What the attacker needs
Prerequisites
- Advanced knowledge of hardware capabilities of a manufacturer's product.
- Access to the manufacturer's documentation.
Skills required
- High skill: Ability to read, interpret, and subsequently alter manufacturer's documentation to cause errors in design specifications.
- High skill: Ability to stealthly gain access via remote compromise or physical access to the manufacturer's documentation.
How to mitigate it
Defenses that reduce the risk of CAPEC-521.
- Digitize documents and cryptographically sign them to verify authenticity.
- Password protect documents and make them read-only for unauthorized users.
- Avoid emailing important documents and configurations.
- Ensure deleted files are actually deleted.
- Maintain backups of the document for recovery and verification.

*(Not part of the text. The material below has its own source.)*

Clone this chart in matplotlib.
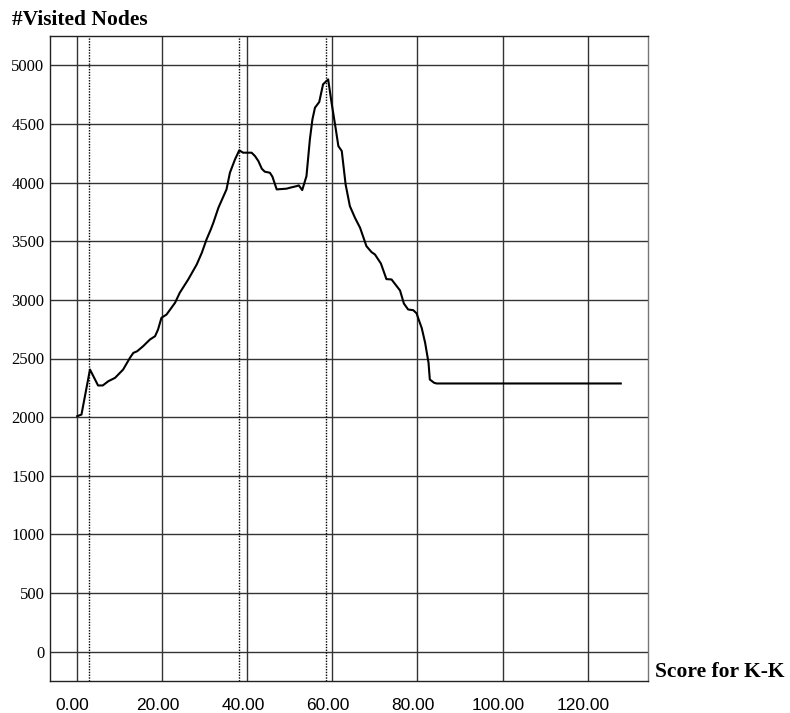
import matplotlib
matplotlib.use("Agg")
import matplotlib.pyplot as plt
import matplotlib.transforms as mtransforms

# data
score = [0.0, 1.0, 3.0, 4.9, 6.0, 7.3, 8.9, 10.8, 12.4, 13.2, 14.1, 15.5, 17.1, 18.3, 19.0,
         19.8, 21.0, 23.0, 24.1, 26.1, 28.1, 29.3, 30.4, 31.4, 32.0, 33.2, 35.1, 35.9, 37.1,
         38.1, 39.0, 41.0, 41.8, 42.6, 43.4, 44.1, 45.3, 45.9, 46.9, 49.2, 50.0, 51.6, 52.1,
         52.9, 53.9, 54.7, 55.3, 55.9, 56.9, 57.8, 59.0, 59.8, 60.8, 61.4, 62.2, 63.1, 64.1,
         65.3, 66.5, 68.0, 69.2, 70.0, 71.4, 72.7, 73.9, 75.9, 76.8, 77.8, 79.0, 79.8, 80.3,
         81.0, 81.8, 82.6, 82.9, 83.9, 84.5, 127.8]
visited = [2008, 2022, 2406, 2270, 2270, 2306, 2335, 2406, 2506, 2548, 2562, 2605, 2662, 2690, 2747,
           2847, 2875, 2975, 3060, 3174, 3302, 3402, 3515, 3600, 3657, 3786, 3942, 4084, 4198,
           4275, 4255, 4255, 4226, 4183, 4118, 4093, 4084, 4050, 3942, 3948, 3956, 3970, 3976,
           3936, 4055, 4368, 4539, 4639, 4687, 4838, 4880, 4681, 4454, 4311, 4269, 3985, 3800,
           3700, 3615, 3458, 3407, 3387, 3310, 3177, 3174, 3080, 2969, 2918, 2912, 2885, 2830,
           2760, 2634, 2463, 2321, 2293, 2287, 2287]
marker_x = [2.7, 38.0, 58.4]
x_ticks = [0, 20, 40, 60, 80, 100, 120]
x_labels = ["0.00", "20.00", "40.00", "60.00", "80.00", "100.00", "120.00"]
y_ticks = [0, 500, 1000, 1500, 2000, 2500, 3000, 3500, 4000, 4500, 5000]
y_labels = [str(v) for v in y_ticks]

fig = plt.figure(figsize=(7.9, 7.13), dpi=100)
ax = fig.add_axes([50/790, 32/713, 598/790, 645/713])

ax.set_xlim(-6.4, 134.2)
ax.set_ylim(-250, 5250)
ax.set_xticks(x_ticks)
ax.set_yticks(y_ticks)
ax.set_xticklabels(x_labels, family="Liberation Sans", fontsize=12.5)
ax.set_yticklabels(y_labels, family="Liberation Serif", fontsize=12)
ax.tick_params(axis="both", length=0)
ax.tick_params(axis="x", pad=12)
ax.tick_params(axis="y", pad=4)

offset = mtransforms.ScaledTranslation(-4.5/100, 0, fig.dpi_scale_trans)
for lab in ax.get_xticklabels():
    lab.set_transform(lab.get_transform() + offset)

ax.grid(True, color="#333333", linewidth=1.0)
ax.set_axisbelow(True)

for mx in marker_x:
    ax.axvline(mx, color="black", linestyle=(0, (1, 1)), linewidth=1.0)

ax.plot(score, visited, color="black", linewidth=1.5)

for s in ax.spines.values():
    s.set_color("#222222")
    s.set_linewidth(1.0)
ax.spines["right"].set_color("#777777")

fig.text(12/790, 1 - 25/713, "#Visited Nodes", family="Liberation Serif",
         fontweight="bold", fontsize=15.5, va="baseline", ha="left")
fig.text(655/790, 1 - 677/713, "Score for K-K", family="Liberation Serif",
         fontweight="bold", fontsize=15.5, va="baseline", ha="left")

fig.savefig("out.png", dpi=100)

- Separate need-to-know information from system configuration information depending on the user.
Examples
To operate at full capability, a manufacturer's network intrusion detection device needs to have either a Intel Xeon E7-2820 or AMD FX-8350 which have 8 "cores" available, allowing for advanced threading needed to handle large volumes of network traffic without resorting to dropping packets from the detection process. The attacker alters the documentation to state that the system design must use the Intel Core Duo or the AMD Phenom II X2, which only have 2 cores, causing the system to drop large amounts of packets during deployment at a victim site with large amounts of network traffic.